Engage with Elaine Eisenbraun, Juanita Wilson and Barbara McRae as they present their work regarding the Nikwasi Initiative. A bridge-building project, the Nikwasi Initiative works with communities to recognize, preserve and interpret the culture and heritage of people and places on the landscape that was traditionally the Cherokee homeland.

Advancing Indigeneity on Campus

Monday, November 9

2-3:30 p.m. Register through Tiger Training

This workshop shares the histories of indigenous groups on this land, engages participants in a critical dialogue about contemporary indigeneity and shares current efforts to enhance indigeneity on Clemson’s campus through the Indigenizing Clemson committee. *This workshop is part of the Strategic Exclusive Excellence Certificate program.
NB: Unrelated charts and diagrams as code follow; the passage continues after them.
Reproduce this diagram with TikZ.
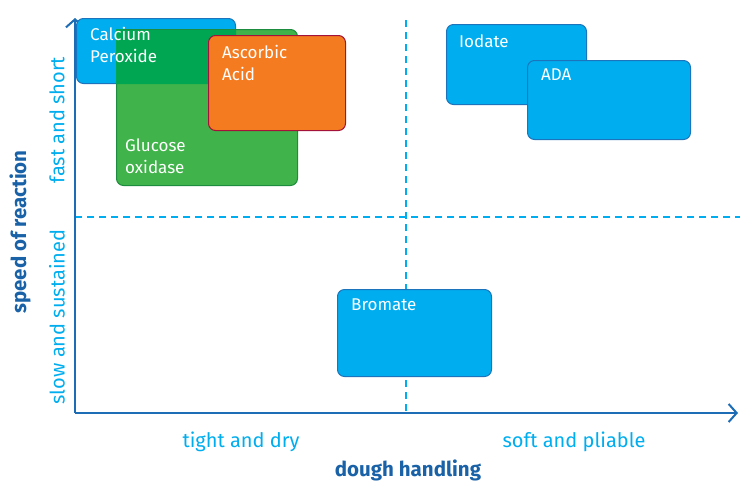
\documentclass[tikz,border=0pt]{standalone}
\usepackage{fontspec}
\setmainfont{Fira Sans}
\usetikzlibrary{arrows.meta,positioning}
\definecolor{cyanbox}{HTML}{00AEEF}
\definecolor{cyanline}{HTML}{1C75BC}
\definecolor{axisblue}{HTML}{1C6DB5}
\definecolor{titleblue}{HTML}{1A62A8}
\definecolor{leafgreen}{HTML}{40B34A}
\definecolor{leafline}{HTML}{1E8C3E}
\definecolor{deepgreen}{HTML}{00A651}
\definecolor{citrus}{HTML}{F47B20}
\definecolor{citrusline}{HTML}{A3123A}

\tikzset{
  box/.style={rounded corners=7pt, line width=1pt, anchor=north west, inner sep=0pt},
  bluebox/.style={box, fill=cyanbox, draw=cyanline},
  greenbox/.style={box, fill=leafgreen, draw=leafline},
  orangebox/.style={box, fill=citrus, draw=citrusline},
  lbl/.style={anchor=north west, white, font=\fontsize{17}{22}\selectfont, align=left, inner sep=0pt},
  cat/.style={cyanbox, font=\fontsize{20}{24}\selectfont},
  title/.style={titleblue, font=\fontsize{20.5}{24}\selectfont\bfseries},
  axis/.style={axisblue, line width=2pt, -{Straight Barb[length=8pt,width=18pt]}},
  divider/.style={cyanbox, line width=1.6pt, dash pattern=on 7pt off 5pt}
}

\begin{document}
\begin{tikzpicture}[x=1pt,y=-1pt]
  \useasboundingbox[fill=white] (0,0) rectangle (752,491);

  % Axes
  \coordinate (origin) at (75,413);
  \coordinate (ytop) at (75,18);
  \coordinate (xend) at (738,413);
  \coordinate (vtop) at (406,20);
  \coordinate (vbot) at (406,413);
  \coordinate (hleft) at (75,217);
  \coordinate (hright) at (740,217);

  \draw[divider] (vtop) -- (vbot);
  \draw[divider] (hleft) -- (hright);
  \draw[axis] (origin) -- (ytop);
  \draw[axis] (origin) -- (xend);

  % Boxes
  \node[bluebox, minimum width=159pt, minimum height=65pt] (calcium) at (76,18) {};
  \node[greenbox, minimum width=181pt, minimum height=156pt] (glucose) at (116,29) {};
  \begin{scope}
    \clip[rounded corners=7pt] (calcium.north west) rectangle (calcium.south east);
    \fill[deepgreen] (glucose.north west) rectangle (glucose.south east);
  \end{scope}
  \draw[leafline, line width=1pt] ([xshift=7pt]glucose.north west) -- ([xshift=-7pt]glucose.north east);
  \node[orangebox, minimum width=137pt, minimum height=95pt] (ascorbic) at (208,35) {};

  \node[bluebox, minimum width=140pt, minimum height=80pt] (iodate) at (446,24) {};
  \node[bluebox, minimum width=163pt, minimum height=79pt] (ada) at (527,60) {};
  \node[bluebox, minimum width=154pt, minimum height=87pt] (bromate) at (337,289) {};

  % Box texts
  \node[lbl] (calciumtxt) at (90,27) {Calcium\\Peroxide};
  \node[lbl] (glucosetxt) at (125,139) {Glucose\\oxidase};
  \node[lbl] (ascorbictxt) at (222,45) {Ascorbic\\Acid};
  \node[lbl] (iodatetxt) at (459,35) {Iodate};
  \node[lbl] (adatxt) at (541,69) {ADA};
  \node[lbl] (bromatetxt) at (351,299) {Bromate};

  % Axis texts
  \node[cat] (tight) at (241,442) {tight and dry};
  \node[cat] (soft) at (574,442) {soft and pliable};
  \node[title] (dough) at (408,470) {dough handling};
  \node[cat, rotate=90] (fast) at (57,120) {fast and short};
  \node[cat, rotate=90] (slow) at (57,317) {slow and sustained};
  \node[title, rotate=90] (speed) at (20,232) {speed of reaction};
\end{tikzpicture}
\end{document}
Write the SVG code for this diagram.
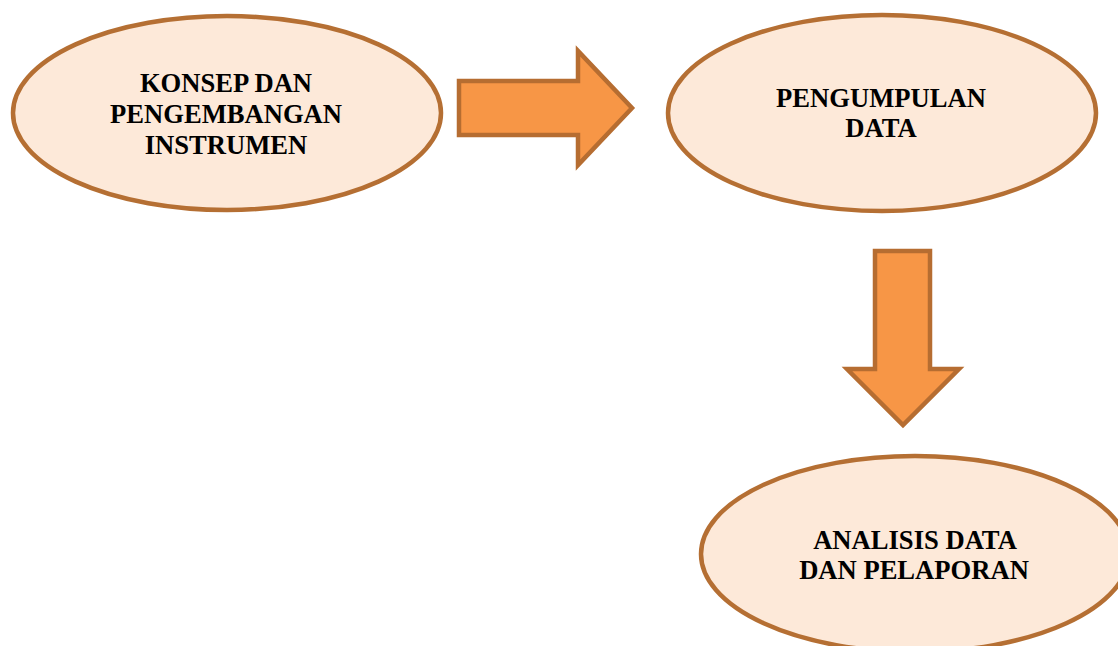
<svg xmlns="http://www.w3.org/2000/svg" width="1118" height="646" viewBox="0 0 1118 646">
<style>
.node ellipse{fill:#FDE9D9;stroke:#B56F33;stroke-width:4.5}
.node text{font-family:"Liberation Serif","Times New Roman",serif;font-weight:bold;font-size:26.6px;fill:#000;text-anchor:middle}
.arrow{fill:#F79646;stroke:#B66D31;stroke-width:4.5;stroke-linejoin:miter}
</style>
<rect width="1118" height="646" fill="#fff"/>
<g id="node-konsep" class="node">
<ellipse cx="227" cy="113" rx="214" ry="97"/>
<text x="226" y="92">KONSEP DAN</text>
<text x="226" y="123">PENGEMBANGAN</text>
<text x="226" y="154">INSTRUMEN</text>
</g>
<g id="node-pengumpulan" class="node">
<ellipse cx="882" cy="113" rx="214" ry="98"/>
<text x="881" y="107">PENGUMPULAN</text>
<text x="881" y="137">DATA</text>
</g>
<g id="node-analisis" class="node">
<ellipse cx="915" cy="554" rx="214" ry="98"/>
<text x="915" y="549">ANALISIS DATA</text>
<text x="914" y="579">DAN PELAPORAN</text>
</g>
<g id="connectors">
<polygon class="arrow" points="459,81 578,81 578,51 632,108 578,165 578,135 459,135"/>
<polygon class="arrow" points="875,251 930,251 930,369 959,369 903,425 847,369 875,369"/>
</g>
</svg>
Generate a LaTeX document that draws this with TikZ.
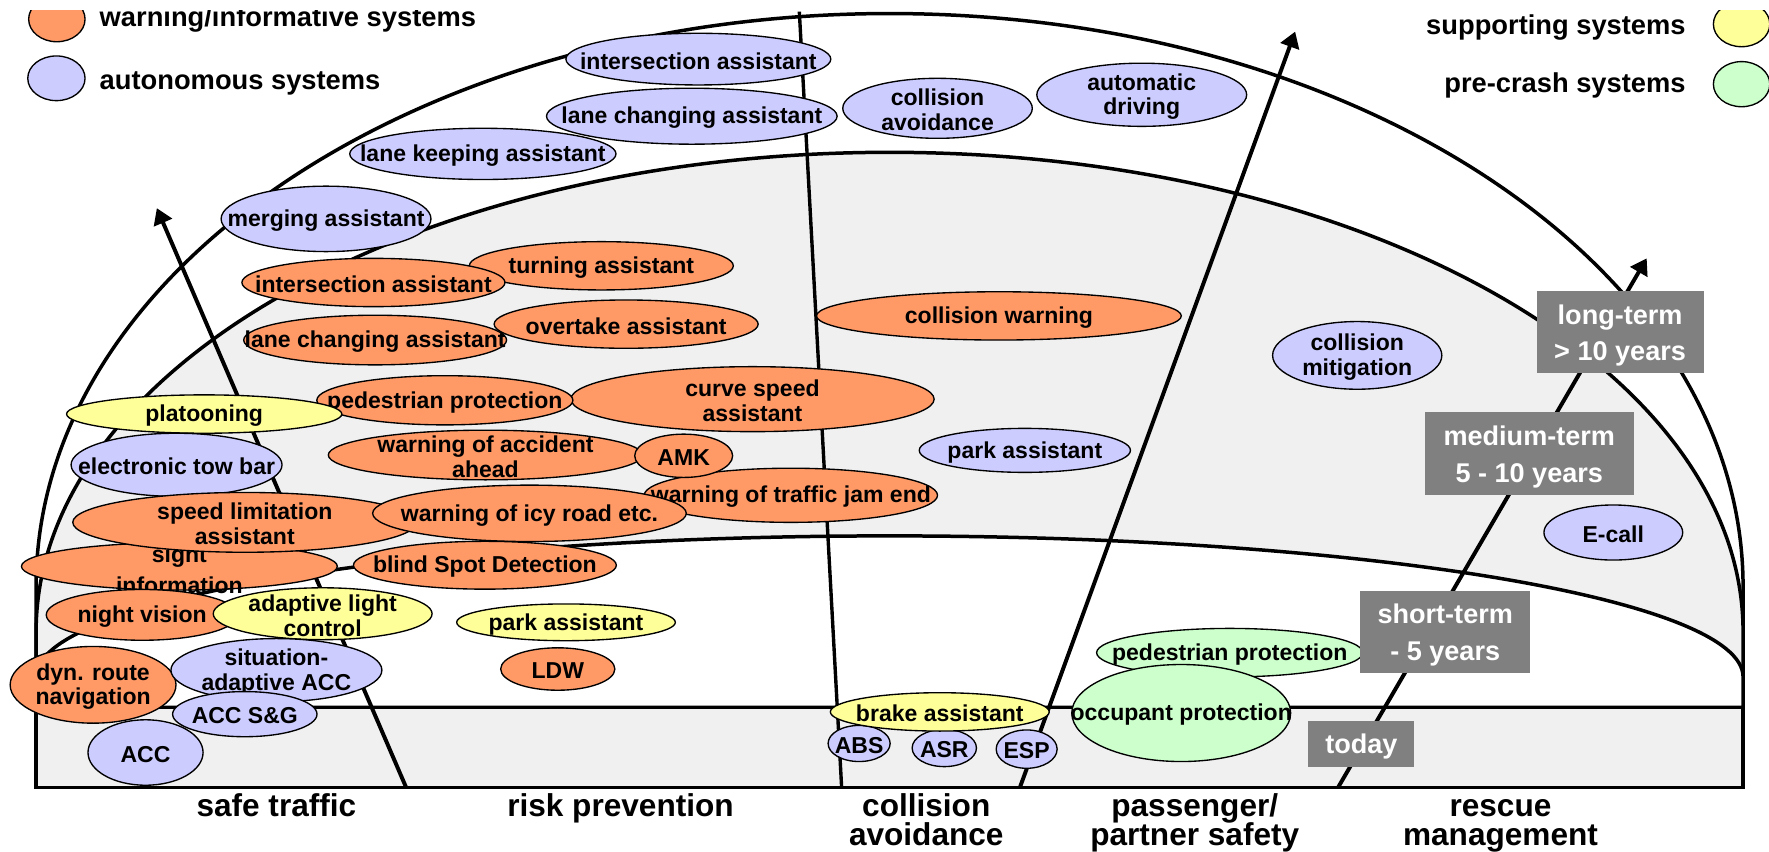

Hidden Here in Plain Sight: Cherokee Persons, Land, and Clay

Coordinated by Dr. Andrea Feeser and Planned Parenthood Generation Action (PPGA)

Wednesday, November 11

6-7 p.m. RSVP Link

Engage with Andrea Feeser as she presents a history of interlocked events involving porcelain, an eighteenth-century battle and treaty that took place at the Cherokee town Isunigu upon which Clemson is built and Cherokee persons likely enslaved.

Rethinking Religion in Native American Contexts: An Exploration of the Limits of Comparison in 17th-Century New France

Coordinated by Dr. James Jeffries and Planned Parenthood Generation Action (PPGA)

Thursday, November 12

7-8 p.m. RSVP Link

Engage with James Jeffries as he presents his research of imposed comparison among

17th-century New France missionaries in an effort to scrutinize and historicize the use of the term “religion” in discussion of Native American belief systems.

Artist Presentation: Esteban Cabeza de Baca

Thursday, November 19

7-8 p.m. RSVP Link

Engage in an artist’s presentation featuring Esteban Cabeza de Baca. Cabeza de Baca’s hybrid techniques and influences form a complex braid that interrogates the dialectical relationships between colonialism and its critique, between cultural extraction and its inversion.

Cherokee History and Stories: Freeman Owle

Friday, November 20

7-8 p.m. Zoom Link

Join us for our storytelling event featuring Freeman Owle. In addition to storytelling, Freeman Owle carves wood and stone, and speaks about the Cherokee and history.